── Data
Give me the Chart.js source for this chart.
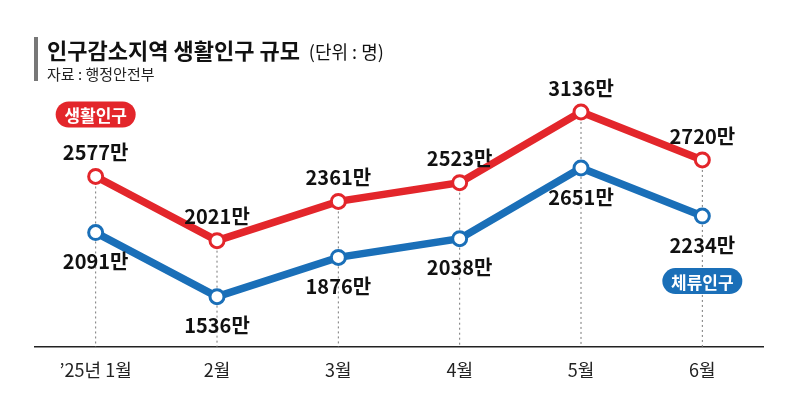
<!DOCTYPE html>
<html>
<head>
<meta charset="utf-8">
<script src="https://cdn.jsdelivr.net/npm/chart.js@4"></script>
<style>
  html, body { margin: 0; padding: 0; background: #fff; }
  #wrap { width: 800px; height: 411px; }
</style>
</head>
<body>
<div id="wrap"><canvas id="chart" width="800" height="411"></canvas></div>
<script>
const months = ['’25년 1월', '2월', '3월', '4월', '5월', '6월'];
const livingPop = [2577, 2021, 2361, 2523, 3136, 2720];
const stayPop = [2091, 1536, 1876, 2038, 2651, 2234];

const RED = '#e3262b';
const BLUE = '#1a6fb8';
const FONT = "'Noto Sans CJK KR', 'Noto Sans', sans-serif";

// title, source, guide lines, value labels and pills
const decor = {
  id: 'decor',
  beforeDatasetsDraw(chart) {
    const { ctx, scales: { x, y } } = chart;
    ctx.save();
    ctx.strokeStyle = '#777';
    ctx.lineWidth = 1;
    ctx.setLineDash([2, 3]);
    months.forEach((m, i) => {
      const px = x.getPixelForValue(i);
      const top = y.getPixelForValue(Math.max(livingPop[i], stayPop[i]));
      ctx.beginPath();
      ctx.moveTo(px, top);
      ctx.lineTo(px, chart.chartArea.bottom);
      ctx.stroke();
    });
    ctx.restore();
  },
  afterDraw(chart) {
    const { ctx, scales: { x, y } } = chart;
    ctx.save();
    // title block
    ctx.fillStyle = '#777';
    ctx.fillRect(34, 37, 4, 44);
    ctx.fillStyle = '#111';
    ctx.textBaseline = 'middle';
    ctx.textAlign = 'left';
    ctx.font = 'bold 22px ' + FONT;
    const title = '인구감소지역 생활인구 규모';
    ctx.fillText(title, 47, 51);
    const tw = ctx.measureText(title).width;
    ctx.font = '18px ' + FONT;
    ctx.fillText('(단위 : 명)', 47 + tw + 9, 52);
    ctx.font = '15px ' + FONT;
    ctx.fillStyle = '#222';
    ctx.fillText('자료 : 행정안전부', 47, 74);

    // value labels
    ctx.font = 'bold 20px ' + FONT;
    ctx.fillStyle = '#111';
    ctx.textAlign = 'center';
    months.forEach((m, i) => {
      const px = x.getPixelForValue(i);
      ctx.fillText(livingPop[i] + '만', px, y.getPixelForValue(livingPop[i]) - 24);
      ctx.fillText(stayPop[i] + '만', px, y.getPixelForValue(stayPop[i]) + 29);
    });

    // series pills
    const pill = (label, color, cx, cy) => {
      const w = 80, h = 26, r = h / 2;
      ctx.fillStyle = color;
      ctx.beginPath();
      ctx.roundRect(cx - w / 2, cy - h / 2, w, h, r);
      ctx.fill();
      ctx.fillStyle = '#fff';
      ctx.font = 'bold 17px ' + FONT;
      ctx.fillText(label, cx, cy + 1);
    };
    pill('생활인구', RED, x.getPixelForValue(0), y.getPixelForValue(livingPop[0]) - 62);
    pill('체류인구', BLUE, x.getPixelForValue(5), y.getPixelForValue(stayPop[5]) + 65);
    ctx.restore();
  }
};

new Chart(document.getElementById('chart').getContext('2d'), {
  type: 'line',
  data: {
    labels: months,
    datasets: [
      {
        label: '생활인구',
        data: livingPop,
        borderColor: RED,
        borderWidth: 7.5,
        pointRadius: 7,
        pointBorderWidth: 3,
        pointBackgroundColor: '#fff',
        pointBorderColor: RED,
        tension: 0,
      },
      {
        label: '체류인구',
        data: stayPop,
        borderColor: BLUE,
        borderWidth: 7.5,
        pointRadius: 7,
        pointBorderWidth: 3,
        pointBackgroundColor: '#fff',
        pointBorderColor: BLUE,
        tension: 0,
      },
    ],
  },
  options: {
    responsive: false,
    animation: false,
    layout: { padding: { left: 35, right: 37, top: 93, bottom: 0 } },
    scales: {
      x: {
        offset: true,
        grid: { display: false },
        border: { display: true, color: '#222', width: 1.5 },
        ticks: { color: '#222', padding: 4, font: { family: FONT, size: 18 } },
        afterFit: (s) => { s.height = 64; },
      },
      y: {
        display: false,
        min: 1100,
        max: 3300,
      },
    },
    plugins: {
      legend: { display: false },
      tooltip: { enabled: false },
    },
  },
  plugins: [decor],
});
</script>
</body>
</html>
────
● **Your instructions**
Please write out all the data again word for word, but not the pictures.

● **The answer**
Give me the Chart.js source for this chart.
<!DOCTYPE html>
<html>
<head>
<meta charset="utf-8">
<script src="https://cdn.jsdelivr.net/npm/chart.js@4"></script>
<style>
  html, body { margin: 0; padding: 0; background: #fff; }
  #wrap { width: 800px; height: 411px; }
</style>
</head>
<body>
<div id="wrap"><canvas id="chart" width="800" height="411"></canvas></div>
<script>
const months = ['’25년 1월', '2월', '3월', '4월', '5월', '6월'];
const livingPop = [2577, 2021, 2361, 2523, 3136, 2720];
const stayPop = [2091, 1536, 1876, 2038, 2651, 2234];

const RED = '#e3262b';
const BLUE = '#1a6fb8';
const FONT = "'Noto Sans CJK KR', 'Noto Sans', sans-serif";

// title, source, guide lines, value labels and pills
const decor = {
  id: 'decor',
  beforeDatasetsDraw(chart) {
    const { ctx, scales: { x, y } } = chart;
    ctx.save();
    ctx.strokeStyle = '#777';
    ctx.lineWidth = 1;
    ctx.setLineDash([2, 3]);
    months.forEach((m, i) => {
      const px = x.getPixelForValue(i);
      const top = y.getPixelForValue(Math.max(livingPop[i], stayPop[i]));
      ctx.beginPath();
      ctx.moveTo(px, top);
      ctx.lineTo(px, chart.chartArea.bottom);
      ctx.stroke();
    });
    ctx.restore();
  },
  afterDraw(chart) {
    const { ctx, scales: { x, y } } = chart;
    ctx.save();
    // title block
    ctx.fillStyle = '#777';
    ctx.fillRect(34, 37, 4, 44);
    ctx.fillStyle = '#111';
    ctx.textBaseline = 'middle';
    ctx.textAlign = 'left';
    ctx.font = 'bold 22px ' + FONT;
    const title = '인구감소지역 생활인구 규모';
    ctx.fillText(title, 47, 51);
    const tw = ctx.measureText(title).width;
    ctx.font = '18px ' + FONT;
    ctx.fillText('(단위 : 명)', 47 + tw + 9, 52);
    ctx.font = '15px ' + FONT;
    ctx.fillStyle = '#222';
    ctx.fillText('자료 : 행정안전부', 47, 74);

    // value labels
    ctx.font = 'bold 20px ' + FONT;
    ctx.fillStyle = '#111';
    ctx.textAlign = 'center';
    months.forEach((m, i) => {
      const px = x.getPixelForValue(i);
      ctx.fillText(livingPop[i] + '만', px, y.getPixelForValue(livingPop[i]) - 24);
      ctx.fillText(stayPop[i] + '만', px, y.getPixelForValue(stayPop[i]) + 29);
    });

    // series pills
    const pill = (label, color, cx, cy) => {
      const w = 80, h = 26, r = h / 2;
      ctx.fillStyle = color;
      ctx.beginPath();
      ctx.roundRect(cx - w / 2, cy - h / 2, w, h, r);
      ctx.fill();
      ctx.fillStyle = '#fff';
      ctx.font = 'bold 17px ' + FONT;
      ctx.fillText(label, cx, cy + 1);
    };
    pill('생활인구', RED, x.getPixelForValue(0), y.getPixelForValue(livingPop[0]) - 62);
    pill('체류인구', BLUE, x.getPixelForValue(5), y.getPixelForValue(stayPop[5]) + 65);
    ctx.restore();
  }
};

new Chart(document.getElementById('chart').getContext('2d'), {
  type: 'line',
  data: {
    labels: months,
    datasets: [
      {
        label: '생활인구',
        data: livingPop,
        borderColor: RED,
        borderWidth: 7.5,
        pointRadius: 7,
        pointBorderWidth: 3,
        pointBackgroundColor: '#fff',
        pointBorderColor: RED,
        tension: 0,
      },
      {
        label: '체류인구',
        data: stayPop,
        borderColor: BLUE,
        borderWidth: 7.5,
        pointRadius: 7,
        pointBorderWidth: 3,
        pointBackgroundColor: '#fff',
        pointBorderColor: BLUE,
        tension: 0,
      },
    ],
  },
  options: {
    responsive: false,
    animation: false,
    layout: { padding: { left: 35, right: 37, top: 93, bottom: 0 } },
    scales: {
      x: {
        offset: true,
        grid: { display: false },
        border: { display: true, color: '#222', width: 1.5 },
        ticks: { color: '#222', padding: 4, font: { family: FONT, size: 18 } },
        afterFit: (s) => { s.height = 64; },
      },
      y: {
        display: false,
        min: 1100,
        max: 3300,
      },
    },
    plugins: {
      legend: { display: false },
      tooltip: { enabled: false },
    },
  },
  plugins: [decor],
});
</script>
</body>
</html>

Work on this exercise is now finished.